Figure scripts

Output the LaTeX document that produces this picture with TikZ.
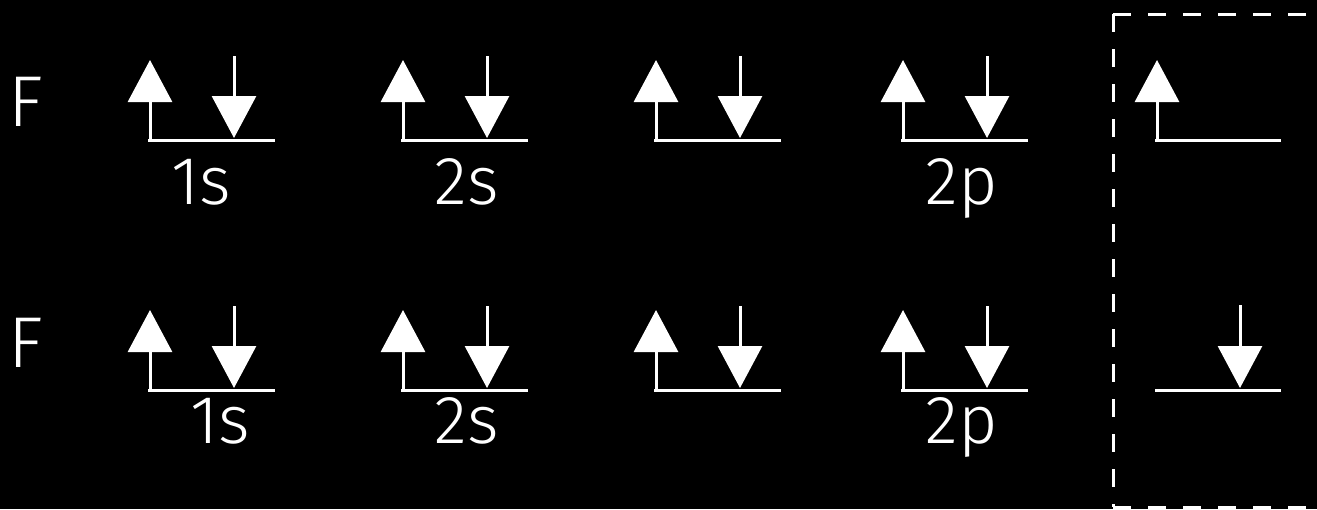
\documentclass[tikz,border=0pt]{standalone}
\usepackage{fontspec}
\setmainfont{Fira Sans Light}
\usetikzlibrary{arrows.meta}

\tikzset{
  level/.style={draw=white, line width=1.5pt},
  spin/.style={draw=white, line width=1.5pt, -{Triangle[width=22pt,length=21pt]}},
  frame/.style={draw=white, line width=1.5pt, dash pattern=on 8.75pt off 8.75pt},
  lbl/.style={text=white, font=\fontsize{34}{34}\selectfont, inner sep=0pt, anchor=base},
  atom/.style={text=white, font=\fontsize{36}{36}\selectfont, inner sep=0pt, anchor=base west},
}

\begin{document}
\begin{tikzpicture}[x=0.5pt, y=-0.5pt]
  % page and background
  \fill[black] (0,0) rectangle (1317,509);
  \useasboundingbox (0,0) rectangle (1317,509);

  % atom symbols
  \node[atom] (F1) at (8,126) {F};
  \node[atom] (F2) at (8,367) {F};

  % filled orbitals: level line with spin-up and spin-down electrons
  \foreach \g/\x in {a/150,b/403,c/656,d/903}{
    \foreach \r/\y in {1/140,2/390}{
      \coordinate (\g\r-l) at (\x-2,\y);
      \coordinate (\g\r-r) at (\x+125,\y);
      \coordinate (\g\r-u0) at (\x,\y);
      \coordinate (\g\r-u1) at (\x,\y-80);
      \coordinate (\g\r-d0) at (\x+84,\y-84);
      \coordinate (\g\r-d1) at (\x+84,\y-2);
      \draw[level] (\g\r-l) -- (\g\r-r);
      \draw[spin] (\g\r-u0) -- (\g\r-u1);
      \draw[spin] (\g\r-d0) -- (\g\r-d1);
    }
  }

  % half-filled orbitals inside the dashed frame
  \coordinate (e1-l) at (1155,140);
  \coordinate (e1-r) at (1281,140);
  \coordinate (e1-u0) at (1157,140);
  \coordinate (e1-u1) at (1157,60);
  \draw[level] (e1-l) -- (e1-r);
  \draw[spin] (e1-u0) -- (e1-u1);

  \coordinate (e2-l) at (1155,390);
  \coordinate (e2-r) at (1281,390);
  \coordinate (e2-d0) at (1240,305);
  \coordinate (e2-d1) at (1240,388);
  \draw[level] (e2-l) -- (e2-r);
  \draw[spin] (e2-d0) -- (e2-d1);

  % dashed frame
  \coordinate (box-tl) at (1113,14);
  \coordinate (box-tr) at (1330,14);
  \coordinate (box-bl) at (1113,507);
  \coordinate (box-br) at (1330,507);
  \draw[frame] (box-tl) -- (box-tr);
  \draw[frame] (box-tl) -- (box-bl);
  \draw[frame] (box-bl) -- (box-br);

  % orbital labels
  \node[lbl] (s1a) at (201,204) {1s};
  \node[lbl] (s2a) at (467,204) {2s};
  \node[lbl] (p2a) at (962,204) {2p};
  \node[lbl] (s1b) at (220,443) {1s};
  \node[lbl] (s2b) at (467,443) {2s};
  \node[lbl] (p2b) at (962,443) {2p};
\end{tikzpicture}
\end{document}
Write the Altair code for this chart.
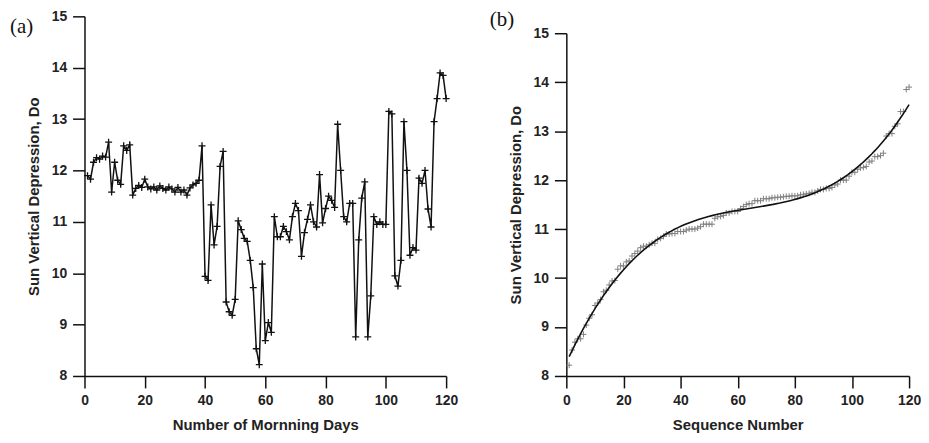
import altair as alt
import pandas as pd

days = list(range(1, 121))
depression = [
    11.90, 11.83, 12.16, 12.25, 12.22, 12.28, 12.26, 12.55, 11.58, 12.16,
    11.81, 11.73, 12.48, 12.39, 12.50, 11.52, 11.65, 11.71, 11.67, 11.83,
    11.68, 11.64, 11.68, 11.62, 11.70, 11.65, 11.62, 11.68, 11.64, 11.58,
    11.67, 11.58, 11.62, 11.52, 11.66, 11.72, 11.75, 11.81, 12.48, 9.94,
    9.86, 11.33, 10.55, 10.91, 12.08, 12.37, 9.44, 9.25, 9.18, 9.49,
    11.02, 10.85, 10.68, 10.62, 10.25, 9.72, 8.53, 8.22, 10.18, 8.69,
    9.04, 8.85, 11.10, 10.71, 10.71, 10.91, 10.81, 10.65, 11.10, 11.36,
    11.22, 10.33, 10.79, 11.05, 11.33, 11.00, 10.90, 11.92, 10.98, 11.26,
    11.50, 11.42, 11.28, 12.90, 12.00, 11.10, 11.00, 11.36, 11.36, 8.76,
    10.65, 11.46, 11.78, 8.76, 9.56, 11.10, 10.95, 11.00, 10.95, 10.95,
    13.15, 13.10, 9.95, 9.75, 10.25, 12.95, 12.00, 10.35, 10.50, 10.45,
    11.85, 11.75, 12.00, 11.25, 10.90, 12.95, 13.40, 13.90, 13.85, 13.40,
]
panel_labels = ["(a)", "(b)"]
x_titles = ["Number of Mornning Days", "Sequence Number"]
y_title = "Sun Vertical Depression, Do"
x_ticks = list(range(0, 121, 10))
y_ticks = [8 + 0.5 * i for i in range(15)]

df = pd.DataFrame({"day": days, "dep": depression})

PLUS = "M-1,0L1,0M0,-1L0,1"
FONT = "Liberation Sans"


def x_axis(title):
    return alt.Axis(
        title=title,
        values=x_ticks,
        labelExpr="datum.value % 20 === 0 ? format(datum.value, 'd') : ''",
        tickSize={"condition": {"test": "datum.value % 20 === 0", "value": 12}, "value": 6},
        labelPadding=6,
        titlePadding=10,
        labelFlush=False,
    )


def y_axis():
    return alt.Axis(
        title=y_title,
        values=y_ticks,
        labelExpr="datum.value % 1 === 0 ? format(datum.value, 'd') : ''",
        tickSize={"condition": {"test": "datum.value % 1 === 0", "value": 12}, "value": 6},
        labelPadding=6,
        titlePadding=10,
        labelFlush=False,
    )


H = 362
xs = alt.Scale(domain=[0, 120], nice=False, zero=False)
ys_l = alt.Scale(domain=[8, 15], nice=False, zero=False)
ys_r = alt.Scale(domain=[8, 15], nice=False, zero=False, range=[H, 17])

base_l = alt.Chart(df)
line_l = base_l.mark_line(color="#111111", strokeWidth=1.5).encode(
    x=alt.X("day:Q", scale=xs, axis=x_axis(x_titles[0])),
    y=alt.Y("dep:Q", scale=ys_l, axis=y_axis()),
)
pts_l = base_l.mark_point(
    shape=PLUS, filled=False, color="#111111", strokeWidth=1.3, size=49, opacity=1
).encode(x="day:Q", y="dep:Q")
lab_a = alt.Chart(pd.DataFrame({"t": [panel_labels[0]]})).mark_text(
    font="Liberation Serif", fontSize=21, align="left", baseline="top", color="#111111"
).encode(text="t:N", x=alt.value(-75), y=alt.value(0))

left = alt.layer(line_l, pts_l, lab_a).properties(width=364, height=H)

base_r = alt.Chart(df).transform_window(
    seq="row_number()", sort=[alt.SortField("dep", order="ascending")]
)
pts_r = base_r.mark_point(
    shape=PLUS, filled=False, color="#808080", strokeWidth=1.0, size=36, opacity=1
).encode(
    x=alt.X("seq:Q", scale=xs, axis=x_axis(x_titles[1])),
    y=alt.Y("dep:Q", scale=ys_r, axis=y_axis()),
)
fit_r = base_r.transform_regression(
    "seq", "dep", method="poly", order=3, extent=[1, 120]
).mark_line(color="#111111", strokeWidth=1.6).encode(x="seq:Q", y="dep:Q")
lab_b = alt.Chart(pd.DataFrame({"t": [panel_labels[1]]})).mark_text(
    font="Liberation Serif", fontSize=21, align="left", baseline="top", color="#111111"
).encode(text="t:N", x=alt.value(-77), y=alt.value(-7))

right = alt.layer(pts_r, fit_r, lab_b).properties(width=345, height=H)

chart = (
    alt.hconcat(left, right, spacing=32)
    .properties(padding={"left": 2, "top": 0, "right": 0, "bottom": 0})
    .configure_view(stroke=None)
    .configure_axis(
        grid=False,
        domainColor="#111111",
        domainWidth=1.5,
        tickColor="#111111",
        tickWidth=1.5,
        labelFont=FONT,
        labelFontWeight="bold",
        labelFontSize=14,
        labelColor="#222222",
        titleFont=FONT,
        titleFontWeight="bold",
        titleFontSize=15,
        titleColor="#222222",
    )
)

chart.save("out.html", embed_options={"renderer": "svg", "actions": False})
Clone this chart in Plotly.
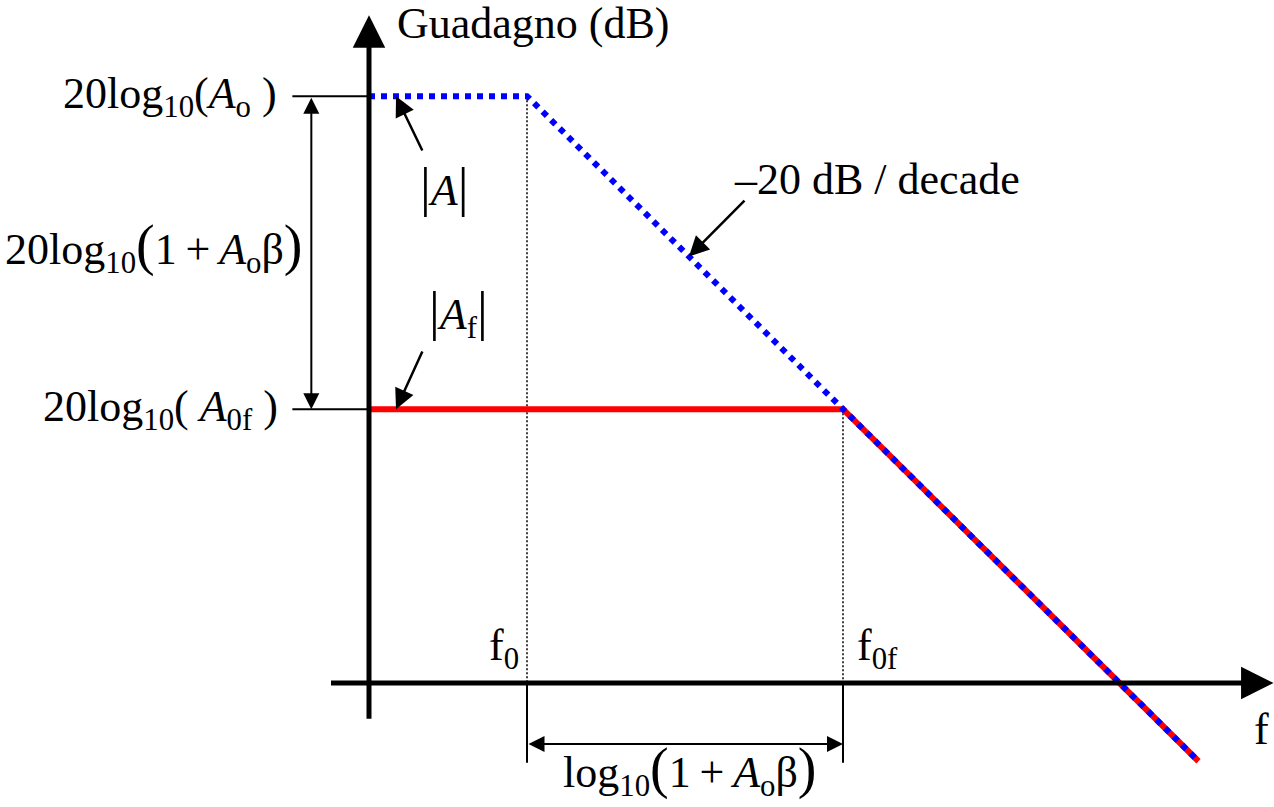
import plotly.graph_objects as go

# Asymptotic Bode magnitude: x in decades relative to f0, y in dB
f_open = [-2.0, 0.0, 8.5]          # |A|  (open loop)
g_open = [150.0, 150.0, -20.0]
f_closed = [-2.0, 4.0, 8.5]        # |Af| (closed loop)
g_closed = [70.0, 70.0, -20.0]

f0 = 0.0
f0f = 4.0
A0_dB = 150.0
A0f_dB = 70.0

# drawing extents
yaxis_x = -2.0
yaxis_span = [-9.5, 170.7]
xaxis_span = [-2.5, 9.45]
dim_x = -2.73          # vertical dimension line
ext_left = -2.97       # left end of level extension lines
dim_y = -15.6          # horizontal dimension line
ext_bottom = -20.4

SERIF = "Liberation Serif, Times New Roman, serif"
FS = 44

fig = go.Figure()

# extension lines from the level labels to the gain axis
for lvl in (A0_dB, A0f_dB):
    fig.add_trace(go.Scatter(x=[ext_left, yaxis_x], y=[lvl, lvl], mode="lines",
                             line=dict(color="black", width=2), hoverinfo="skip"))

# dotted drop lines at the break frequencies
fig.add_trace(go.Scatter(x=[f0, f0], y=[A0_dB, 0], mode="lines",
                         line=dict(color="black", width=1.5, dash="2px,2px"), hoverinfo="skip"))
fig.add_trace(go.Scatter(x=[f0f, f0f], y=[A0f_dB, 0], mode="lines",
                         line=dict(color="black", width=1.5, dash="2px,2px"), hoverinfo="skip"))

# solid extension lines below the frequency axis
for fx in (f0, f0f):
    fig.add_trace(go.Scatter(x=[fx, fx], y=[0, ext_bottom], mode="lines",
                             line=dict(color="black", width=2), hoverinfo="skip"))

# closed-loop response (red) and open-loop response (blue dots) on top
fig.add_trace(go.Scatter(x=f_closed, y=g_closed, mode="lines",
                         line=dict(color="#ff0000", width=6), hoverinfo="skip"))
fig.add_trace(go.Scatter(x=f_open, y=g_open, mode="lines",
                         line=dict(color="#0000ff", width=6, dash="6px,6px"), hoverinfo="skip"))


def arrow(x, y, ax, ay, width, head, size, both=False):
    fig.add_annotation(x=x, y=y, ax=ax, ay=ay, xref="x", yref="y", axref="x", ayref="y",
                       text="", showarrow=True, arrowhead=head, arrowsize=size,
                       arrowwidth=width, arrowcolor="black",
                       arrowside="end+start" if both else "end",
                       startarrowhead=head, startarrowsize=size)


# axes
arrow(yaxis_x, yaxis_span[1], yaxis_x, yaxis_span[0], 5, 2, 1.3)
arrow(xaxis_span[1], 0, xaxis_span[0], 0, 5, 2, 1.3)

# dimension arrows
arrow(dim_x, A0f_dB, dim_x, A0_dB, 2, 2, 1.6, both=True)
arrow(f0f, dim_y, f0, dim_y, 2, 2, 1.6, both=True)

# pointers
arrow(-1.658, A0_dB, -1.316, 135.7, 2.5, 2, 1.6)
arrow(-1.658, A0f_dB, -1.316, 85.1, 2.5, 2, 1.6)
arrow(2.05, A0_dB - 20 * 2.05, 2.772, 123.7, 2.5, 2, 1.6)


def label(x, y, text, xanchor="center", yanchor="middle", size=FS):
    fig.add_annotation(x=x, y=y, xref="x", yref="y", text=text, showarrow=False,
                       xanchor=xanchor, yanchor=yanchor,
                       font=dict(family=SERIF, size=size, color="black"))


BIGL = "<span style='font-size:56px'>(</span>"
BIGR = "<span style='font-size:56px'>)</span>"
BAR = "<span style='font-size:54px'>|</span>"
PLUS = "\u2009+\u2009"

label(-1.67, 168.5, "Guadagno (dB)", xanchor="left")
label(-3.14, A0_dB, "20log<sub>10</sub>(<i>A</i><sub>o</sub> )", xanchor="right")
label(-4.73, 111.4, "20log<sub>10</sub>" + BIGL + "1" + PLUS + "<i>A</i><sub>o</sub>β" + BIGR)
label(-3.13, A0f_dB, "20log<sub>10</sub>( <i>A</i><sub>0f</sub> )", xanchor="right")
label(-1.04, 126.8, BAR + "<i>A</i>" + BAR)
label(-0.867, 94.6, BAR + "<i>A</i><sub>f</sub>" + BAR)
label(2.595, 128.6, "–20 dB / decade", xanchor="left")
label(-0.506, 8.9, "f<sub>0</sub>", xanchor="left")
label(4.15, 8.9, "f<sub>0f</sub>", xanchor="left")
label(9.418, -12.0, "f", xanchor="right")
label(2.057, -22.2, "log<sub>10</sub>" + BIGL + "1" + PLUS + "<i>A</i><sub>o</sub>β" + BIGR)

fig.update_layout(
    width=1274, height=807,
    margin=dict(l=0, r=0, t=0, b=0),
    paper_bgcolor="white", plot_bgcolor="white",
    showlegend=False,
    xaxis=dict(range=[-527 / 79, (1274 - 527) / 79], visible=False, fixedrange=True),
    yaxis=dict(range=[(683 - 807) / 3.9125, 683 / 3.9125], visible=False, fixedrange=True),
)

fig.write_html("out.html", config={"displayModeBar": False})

### Brief
Report how many lines contain "with". Give nothing but the number.

### Finished exercise
2